É bom que a sociedade se
choque com essa realidade
estúpida que se ergueu sobre
a incompetência e a corrupção dos poderes públicos. A
pressão social é um elemento importante para que as
coisas possam mudar.
A questão é saber para que
tipo de mudança esse sentimento de saturação será dirigido. A falta de visão e a
torturante incapacidade dos
governantes de formular e
implantar um projeto de restauração da cidadania e do
Estado nos territórios ocupados pelo tráfico têm inclinado setores da população a projetar o alívio do problema em ações militares -já
que as policiais se mostram
pouco eficientes.
A exibição do documentário na seqüência da operação do Exército no Rio talvez
reforce o apoio a novas intervenções semelhantes.
As Forças Armadas têm
um papel a cumprir no processo de restauração -ou
de implantação- da República nessas áreas controladas pelo narcotráfico.
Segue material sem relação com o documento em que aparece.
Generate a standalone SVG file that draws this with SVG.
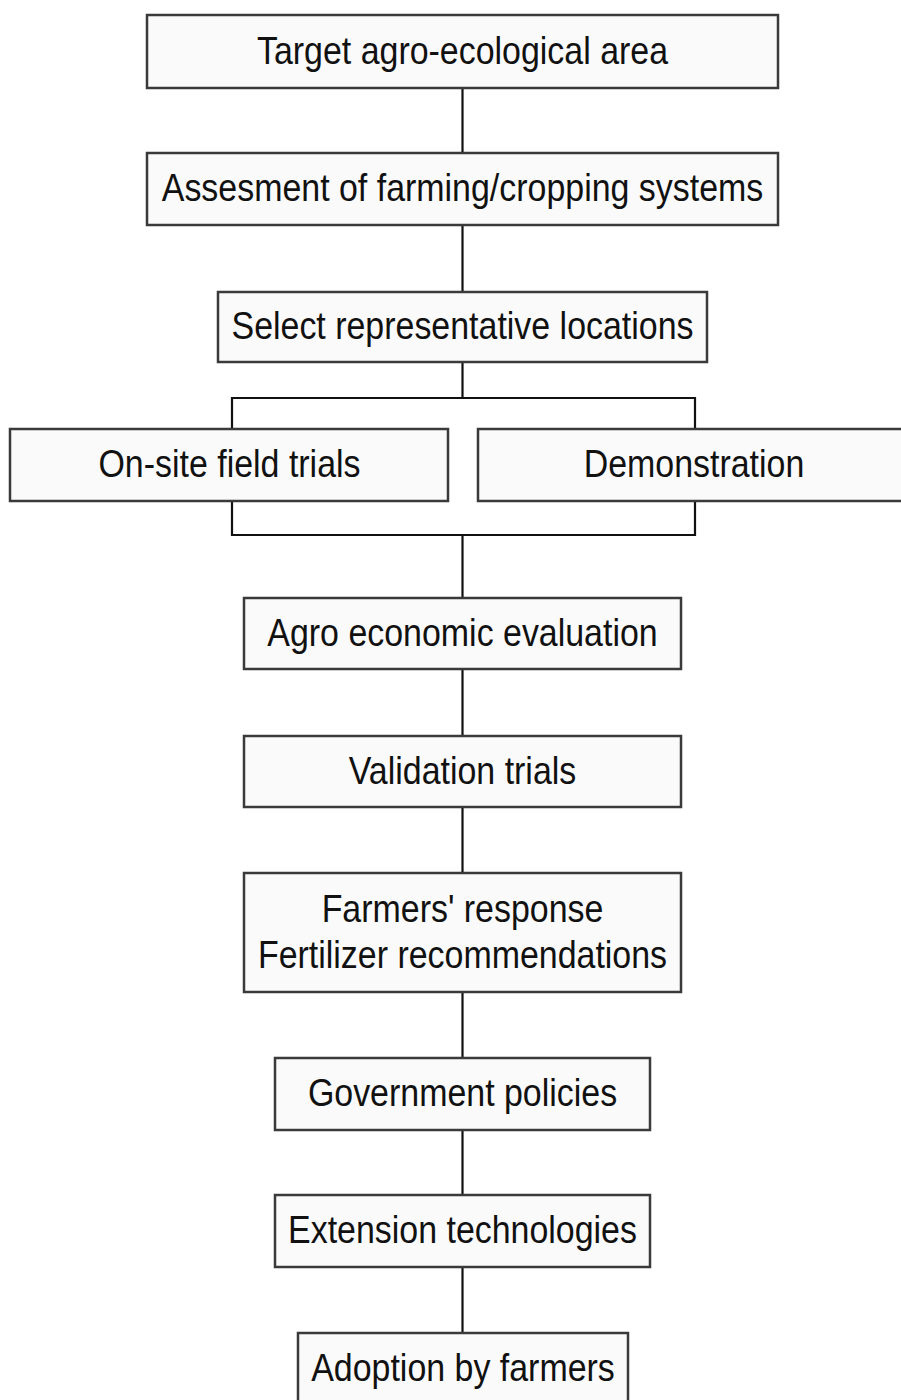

Mas
apenas se esse papel estiver
inscrito no contexto de um
projeto maior, que de fato
faça sentido.
A repetição pura e simples
do teatro (em todas as acepções) de guerra a que temos
assistido, poderia levar à
contaminação pelo tráfico
de setores militares (o que,
aliás, já vai ocorrendo) e à
posterior constatação de que
o Exército por si só não irá
resolver a questão. Se a população, já descrente da polícia, não tiver suas expectativas atendidas pelas invasões militares, quem chamaremos a seguir? Mr. Rambo?